Juda Engelmayer reviewed the current production in the Jewish Standard, "Shlomo Carlebach musical has the soul to heal frayed race relations."
Eric Goldman reviewed the previous production of the ‘Soul Doctor’ - in The Jewish Standard. Goldman liked the play, the acting and the music. He concluded:
For anyone who has ever been affected by having encountered Shlomo Carlebach in person or has been deeply moved by his music, this is a performance that you surely will enjoy. For everyone else, “Soul Doctor” is a story about a complicated man who changed Jewish life by doing Jewish outreach in a most unusual way...I add a few comments to these excellent reviews. Carlebach's music is often played at Jewish weddings and sung in synagogue services. Professional musicians and cantors that I know have mixed feelings about his contributions. Many ordinary religious Jews today admire his tunes and are drawn to his work, years after his death in 1994.
“Soul Doctor” is a play with strong performances, incredible melody, and a moving story about a man whose music continues to revolutionize Jewish life and culture to this day.
“Soul Doctor” is playing at the Circle in the Square Theatre in New York.
Beyond what Goldman discussed in his review, I saw in the dramatic production additional dimensions of the Carlebach story and questions about the nature of rabbinic authority. His story to me is the struggle of a charismatic rabbi and musician with his anti-charismatic community and with his fixed and rigid traditions.

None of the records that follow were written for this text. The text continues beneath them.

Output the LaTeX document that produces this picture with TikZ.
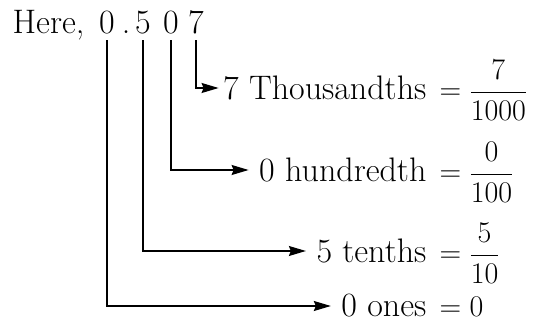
\RequirePackage{fix-cm}
\documentclass[tikz,border=0pt]{standalone}
\usepackage{amsmath}
\usepackage{fontspec}
\usetikzlibrary{arrows.meta,calc}
\begin{document}
\begin{tikzpicture}[x=1pt, y=1pt, line width=1.3pt,
  txt/.style={font=\fontsize{34}{41}\selectfont, inner sep=0pt},
  digit/.style={txt, anchor=base, inner ysep=5pt},
  word/.style={txt, anchor=east, inner xsep=10pt},
  eqn/.style={font=\fontsize{30}{36}\selectfont, inner sep=0pt, anchor=base west},
  link/.style={-{Stealth[length=17pt, width=10pt, inset=2pt]}}]
  \useasboundingbox (0,0) rectangle (536,324);
  \node[txt, anchor=base west] (here) at (12,290) {Here,};
  \node[digit] (ones) at (107,290) {0};
  \node[digit] (point) at (126,290) {.};
  \node[digit] (tenth) at (143,290) {5};
  \node[digit] (hund) at (171,290) {0};
  \node[digit] (thou) at (196,290) {7};
  \coordinate (eqx) at (439,0);
  \node[word, inner xsep=4pt] (wthou) at (431,236) {7 Thousandths};
  \node[word] (whund) at (437,154) {0 hundredth};
  \node[word] (wtenth) at (437,73) {5 tenths};
  \node[word] (wones) at (437,18) {0 ones};
  \node[eqn] (ethou) at (wthou.base -| eqx) {$=\dfrac{7}{1000}$};
  \node[eqn] (ehund) at (whund.base -| eqx) {$=\dfrac{0}{100}$};
  \node[eqn] (etenth) at (wtenth.base -| eqx) {$=\dfrac{5}{10}$};
  \node[eqn] (eones) at (wones.base -| eqx) {$=0$};
  \draw[link] (thou.south) |- (wthou.west);
  \draw[link] (hund.south) |- (whund.west);
  \draw[link] (tenth.south) |- (wtenth.west);
  \draw[link] (ones.south) |- (wones.west);
\end{tikzpicture}
\end{document}
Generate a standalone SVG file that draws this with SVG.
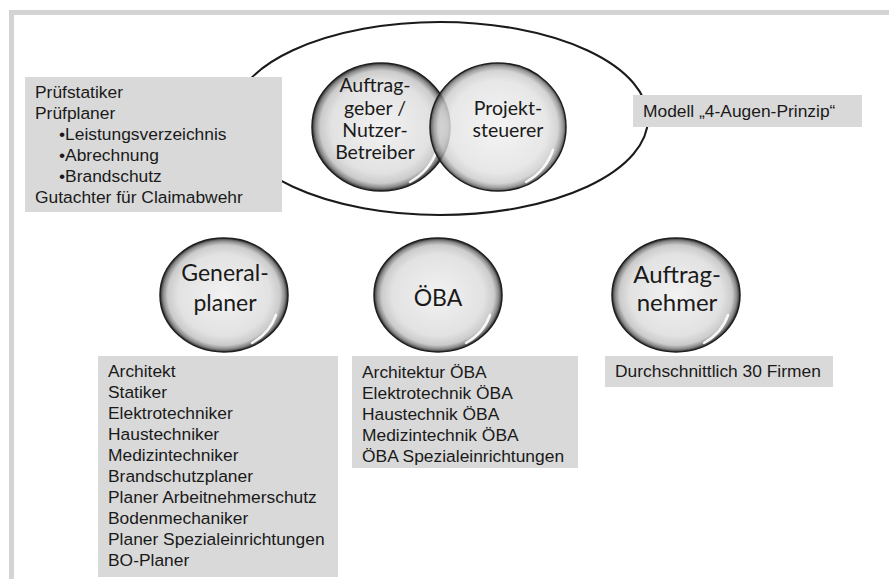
<svg xmlns="http://www.w3.org/2000/svg" width="889" height="579" viewBox="0 0 889 579">
<defs>
<radialGradient id="sphere" cx="50%" cy="50%" r="50%">
<stop offset="0%" stop-color="#f2f2f2"/>
<stop offset="72%" stop-color="#e2e2e2"/>
<stop offset="88%" stop-color="#cbcbcb"/>
<stop offset="95%" stop-color="#8a8a8a"/>
<stop offset="100%" stop-color="#2e2e2e"/>
</radialGradient>
<style>
.frame{fill:none;stroke:#d4d4d4;stroke-width:5}
.box{fill:#d9d9d9}
.lst{font-family:"Liberation Sans",Arial,sans-serif;font-size:17.4px;fill:#1a1a1a}
.ball{fill:url(#sphere);stroke:#1e1e1e;stroke-width:1.5}
.hl{fill:none;stroke:#ffffff;stroke-width:2.5;stroke-linecap:round;opacity:0.9}
.ct{font-family:Lato,"Open Sans",sans-serif;fill:#1a1a1a;text-anchor:middle}
.ring{fill:none;stroke:#1a1a1a;stroke-width:2}
</style>
</defs>
<rect class="frame" x="11.5" y="12.5" width="900" height="600"/>
<g id="connectors"></g>
<g id="model-ellipse">
<ellipse class="ring" cx="440" cy="118.5" rx="208" ry="96.5"/>
</g>
<g id="auftraggeber">
<ellipse class="ball" cx="381" cy="127" rx="69" ry="64"/>
<path class="hl" d="M437,150 A62,58 0 0 1 410,182"/>
<text class="ct" font-size="19.5" x="375" y="92">Auftrag-</text>
<text class="ct" font-size="19.5" x="375" y="115">geber /</text>
<text class="ct" font-size="19.5" x="375" y="137">Nutzer-</text>
<text class="ct" font-size="19.5" x="375" y="159">Betreiber</text>
</g>
<g id="projektsteuerer">
<ellipse class="ball" cx="498" cy="127" rx="68" ry="64" fill-opacity="0.82"/>
<path class="hl" d="M553,150 A62,58 0 0 1 526,182"/>
<text class="ct" font-size="19.5" x="508" y="115">Projekt-</text>
<text class="ct" font-size="19.5" x="508" y="137">steuerer</text>
</g>
<g id="pruef-box">
<rect class="box" x="25" y="77" width="257" height="135"/>
<text class="lst" x="35" y="98">Prüfstatiker</text>
<text class="lst" x="35" y="119">Prüfplaner</text>
<text class="lst" x="59" y="140">•Leistungsverzeichnis</text>
<text class="lst" x="59" y="161">•Abrechnung</text>
<text class="lst" x="59" y="182">•Brandschutz</text>
<text class="lst" x="35" y="203">Gutachter für Claimabwehr</text>
</g>
<g id="modell-box">
<rect class="box" x="633" y="95" width="229" height="32"/>
<text class="lst" x="643" y="117">Modell „4-Augen-Prinzip“</text>
</g>
<g id="generalplaner">
<ellipse class="ball" cx="224" cy="295" rx="64" ry="57"/>
<path class="hl" d="M276,315 A58,50 0 0 1 252,343"/>
<text class="ct" font-size="23" x="225" y="281">General-</text>
<text class="ct" font-size="23" x="225" y="311">planer</text>
</g>
<g id="oeba">
<ellipse class="ball" cx="438" cy="295" rx="64" ry="57"/>
<path class="hl" d="M490,315 A58,50 0 0 1 466,343"/>
<text class="ct" font-size="23" x="438" y="306">ÖBA</text>
</g>
<g id="auftragnehmer">
<ellipse class="ball" cx="676" cy="295" rx="64" ry="57"/>
<path class="hl" d="M728,315 A58,50 0 0 1 704,343"/>
<text class="ct" font-size="24" x="677" y="283">Auftrag-</text>
<text class="ct" font-size="24" x="677" y="311">nehmer</text>
</g>
<g id="gp-box">
<rect class="box" x="98" y="356" width="240" height="221"/>
<text class="lst" x="108" y="377">Architekt</text>
<text class="lst" x="108" y="398">Statiker</text>
<text class="lst" x="108" y="419">Elektrotechniker</text>
<text class="lst" x="108" y="440">Haustechniker</text>
<text class="lst" x="108" y="461">Medizintechniker</text>
<text class="lst" x="108" y="482">Brandschutzplaner</text>
<text class="lst" x="108" y="503">Planer Arbeitnehmerschutz</text>
<text class="lst" x="108" y="524">Bodenmechaniker</text>
<text class="lst" x="108" y="545">Planer Spezialeinrichtungen</text>
<text class="lst" x="108" y="566">BO-Planer</text>
</g>
<g id="oeba-box">
<rect class="box" x="352" y="356" width="226" height="112"/>
<text class="lst" x="362" y="378">Architektur ÖBA</text>
<text class="lst" x="362" y="399">Elektrotechnik ÖBA</text>
<text class="lst" x="362" y="420">Haustechnik ÖBA</text>
<text class="lst" x="362" y="441">Medizintechnik ÖBA</text>
<text class="lst" x="362" y="462">ÖBA Spezialeinrichtungen</text>
</g>
<g id="an-box">
<rect class="box" x="605" y="356" width="228" height="31"/>
<text class="lst" x="615" y="377">Durchschnittlich 30 Firmen</text>
</g>
</svg>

The sociological designation of charisma goes back to Max Weber. It implies a form of leadership that has exceptional power legitimized by a leader's exceptional personal qualities and by his or her "demonstration of extraordinary insight and accomplishment, which inspire loyalty and obedience from followers" (see wikipedia. "charismatic authority").
Carlebach was not just a rabbi with charisma. He was a truly charismatic rabbi. In Carlebach's case his charisma defined him. His following, especially among young Jews, generated by his charisma made him powerful and feared by the mainstream rabbinate who cringed at the thought of personal charisma as a distinct source of authority.
There is a big difference between a rabbi with charisma and a fully charismatic rabbi. Of the rabbis that I have known who had some palpable personal charisma, my teacher Rav Joseph B. Soloveitchik stood out. However he was not empowered by his charisma alone. He stood firmly as a rabbi in his traditional world. Yet he had as well a vibrant personality and public presence that no doubt was charismatic. Thousands of followers attended his topical public lectures -- a fact which was puzzling since these events were spoken presentations with no music, often characterized by lengthy technical philosophical insights and biblical and talmudic interpretations. Yet, the Rav did not leverage his charisma to exercise authority to utterly dominate his community.
Rabbi Carlebach was a charismatic personality of an entirely different sort. He piercingly transcended and influenced his community through his musical creativity and his personal flare.
That independent talent had its good and bad effects on his reputation, on his life and on his legacy. Some insights into aspects of that conflict and dichotomy do come to the fore via this critically praised interpretation of the Carlebach life and legacy in Soul Doctor.